В холодное небо бездомно смотрел —

Эпоха войны в нем темнела жестоко.

Он знал – надо жить, для неведомых дел,

Теплушкой продленья несомый к востоку.

Нет, я не воин, хотя знаю о безвыходности пути, и имею сердце, – ищу лишь душевного исцеления, самостоятельно. Хотя знаю, что не найду, и всегда буду одинок. Познавать реальность, к которой обратился всерьез, – придется всегда, и никогда не познаешь. Это невозможно. Хотя в самой новизне есть исцеление путешественника.

Вот к чему я пришел! Значит, писать нет смысла?

В пути никогда не достигнешь города Солнца. Есть лишь путь истины, и по пути, выходя за изгородь обыденности, преодолеваешь такие препятствия, которые гораздо труднее, чем для воина, в его племени обретающего знание шамана.

Но истина всегда относительна!

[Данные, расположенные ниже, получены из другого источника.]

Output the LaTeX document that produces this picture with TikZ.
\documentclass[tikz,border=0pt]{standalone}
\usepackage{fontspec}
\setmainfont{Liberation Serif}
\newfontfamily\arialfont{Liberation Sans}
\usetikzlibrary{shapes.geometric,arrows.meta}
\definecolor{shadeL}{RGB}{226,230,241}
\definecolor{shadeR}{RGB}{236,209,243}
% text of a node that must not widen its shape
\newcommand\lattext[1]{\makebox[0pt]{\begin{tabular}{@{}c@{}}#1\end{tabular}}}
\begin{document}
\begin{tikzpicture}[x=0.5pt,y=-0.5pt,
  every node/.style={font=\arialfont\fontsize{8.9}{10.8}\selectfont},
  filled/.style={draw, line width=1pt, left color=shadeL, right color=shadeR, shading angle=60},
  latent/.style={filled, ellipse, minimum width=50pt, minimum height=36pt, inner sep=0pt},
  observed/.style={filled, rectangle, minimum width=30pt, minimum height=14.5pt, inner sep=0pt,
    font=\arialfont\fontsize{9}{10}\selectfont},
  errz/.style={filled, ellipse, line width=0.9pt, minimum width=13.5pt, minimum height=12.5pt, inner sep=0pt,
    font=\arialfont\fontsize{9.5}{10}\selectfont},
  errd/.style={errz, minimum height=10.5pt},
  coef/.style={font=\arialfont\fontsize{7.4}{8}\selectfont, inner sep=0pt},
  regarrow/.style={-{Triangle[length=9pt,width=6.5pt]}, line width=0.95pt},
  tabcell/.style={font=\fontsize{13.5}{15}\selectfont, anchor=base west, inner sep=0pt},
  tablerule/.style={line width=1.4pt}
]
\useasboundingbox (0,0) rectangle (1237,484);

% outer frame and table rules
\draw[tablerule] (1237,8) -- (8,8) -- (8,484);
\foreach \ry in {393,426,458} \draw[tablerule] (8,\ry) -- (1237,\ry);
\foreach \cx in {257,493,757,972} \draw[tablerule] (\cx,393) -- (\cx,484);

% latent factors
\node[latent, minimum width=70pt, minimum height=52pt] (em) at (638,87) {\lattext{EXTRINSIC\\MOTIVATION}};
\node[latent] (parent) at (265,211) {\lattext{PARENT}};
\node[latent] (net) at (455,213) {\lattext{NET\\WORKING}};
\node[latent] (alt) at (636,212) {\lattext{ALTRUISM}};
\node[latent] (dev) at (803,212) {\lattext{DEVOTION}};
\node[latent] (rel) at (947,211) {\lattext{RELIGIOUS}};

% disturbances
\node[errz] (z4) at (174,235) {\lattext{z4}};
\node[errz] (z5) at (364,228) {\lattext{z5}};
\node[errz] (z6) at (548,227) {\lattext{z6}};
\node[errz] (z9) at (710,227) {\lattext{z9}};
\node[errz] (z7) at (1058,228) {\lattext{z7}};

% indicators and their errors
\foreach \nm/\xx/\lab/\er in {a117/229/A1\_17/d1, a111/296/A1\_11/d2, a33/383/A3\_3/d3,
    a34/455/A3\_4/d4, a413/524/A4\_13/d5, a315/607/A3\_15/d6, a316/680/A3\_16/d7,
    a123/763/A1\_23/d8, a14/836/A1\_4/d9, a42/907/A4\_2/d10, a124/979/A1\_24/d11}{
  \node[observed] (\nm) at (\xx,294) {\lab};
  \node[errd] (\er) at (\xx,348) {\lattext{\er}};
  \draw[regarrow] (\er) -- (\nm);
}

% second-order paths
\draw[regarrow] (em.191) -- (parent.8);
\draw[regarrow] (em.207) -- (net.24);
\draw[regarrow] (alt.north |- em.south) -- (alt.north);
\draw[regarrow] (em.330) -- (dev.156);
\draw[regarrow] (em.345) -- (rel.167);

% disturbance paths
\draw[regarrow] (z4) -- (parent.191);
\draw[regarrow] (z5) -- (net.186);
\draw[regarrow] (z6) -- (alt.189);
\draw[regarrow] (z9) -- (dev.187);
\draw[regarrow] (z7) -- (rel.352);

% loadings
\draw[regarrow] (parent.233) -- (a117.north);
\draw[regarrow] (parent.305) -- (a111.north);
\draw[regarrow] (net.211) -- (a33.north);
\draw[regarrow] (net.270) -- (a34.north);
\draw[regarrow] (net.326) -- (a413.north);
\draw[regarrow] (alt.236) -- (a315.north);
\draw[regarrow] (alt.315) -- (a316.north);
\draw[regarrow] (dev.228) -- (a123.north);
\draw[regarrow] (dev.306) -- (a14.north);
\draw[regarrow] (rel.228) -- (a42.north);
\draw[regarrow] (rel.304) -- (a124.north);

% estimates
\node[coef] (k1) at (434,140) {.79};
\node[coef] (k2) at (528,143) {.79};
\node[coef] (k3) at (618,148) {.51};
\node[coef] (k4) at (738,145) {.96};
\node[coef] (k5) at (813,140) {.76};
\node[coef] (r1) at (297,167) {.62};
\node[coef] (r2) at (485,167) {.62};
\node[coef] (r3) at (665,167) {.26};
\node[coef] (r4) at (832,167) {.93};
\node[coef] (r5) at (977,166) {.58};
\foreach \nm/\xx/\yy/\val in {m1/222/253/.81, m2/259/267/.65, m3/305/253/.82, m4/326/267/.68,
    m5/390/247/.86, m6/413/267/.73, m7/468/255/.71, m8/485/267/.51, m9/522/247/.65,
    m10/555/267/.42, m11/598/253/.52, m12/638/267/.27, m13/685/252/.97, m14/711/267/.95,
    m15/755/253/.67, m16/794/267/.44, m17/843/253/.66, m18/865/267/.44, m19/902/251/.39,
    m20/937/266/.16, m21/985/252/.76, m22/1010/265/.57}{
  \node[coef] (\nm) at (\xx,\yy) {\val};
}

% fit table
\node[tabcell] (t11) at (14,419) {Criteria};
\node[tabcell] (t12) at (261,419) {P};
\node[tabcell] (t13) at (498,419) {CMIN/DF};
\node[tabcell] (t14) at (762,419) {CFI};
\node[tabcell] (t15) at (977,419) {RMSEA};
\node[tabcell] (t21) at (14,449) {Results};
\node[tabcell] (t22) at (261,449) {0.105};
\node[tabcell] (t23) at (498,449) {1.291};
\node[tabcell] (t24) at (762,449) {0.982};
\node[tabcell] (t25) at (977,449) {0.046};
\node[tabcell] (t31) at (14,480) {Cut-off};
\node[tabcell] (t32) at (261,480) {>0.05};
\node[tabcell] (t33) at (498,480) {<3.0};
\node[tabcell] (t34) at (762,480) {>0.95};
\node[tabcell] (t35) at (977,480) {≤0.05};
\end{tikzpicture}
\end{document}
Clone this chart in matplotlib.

И можно писать, когда уверен, что открыл хотя бы относительную истину, соответствующую уровню знаний эпохи, и двигаться дальше.

Мне не надо волшебства, всего оккультного у шамана, само мое состояние, когда настраиваю себя, чтобы писать, уже волшебство. Я не пользовался галлюциногенами, а пытался напрямую «мозговым штурмом» пробиться в исцеляющее состояние судьбы. И вызывал это состояние некими заклинаниями, внезапно раскрывающими озарения, занося их в дневник.

«Где органная мощь моей судьбы? В трагедии человека, стремящегося вырваться из мира, где не видят любви ни в себе, ни в других, толкают локтями под дых, и близких, и чужих? В не соединении сознаний друг с другом?»

«Неужели трагизм существования человечества – в его пути самоуничтожения, его темной судьбе, там, где гибридные войны, невозможность прояснить мозги, чтобы увидеть исцеляющую цель?»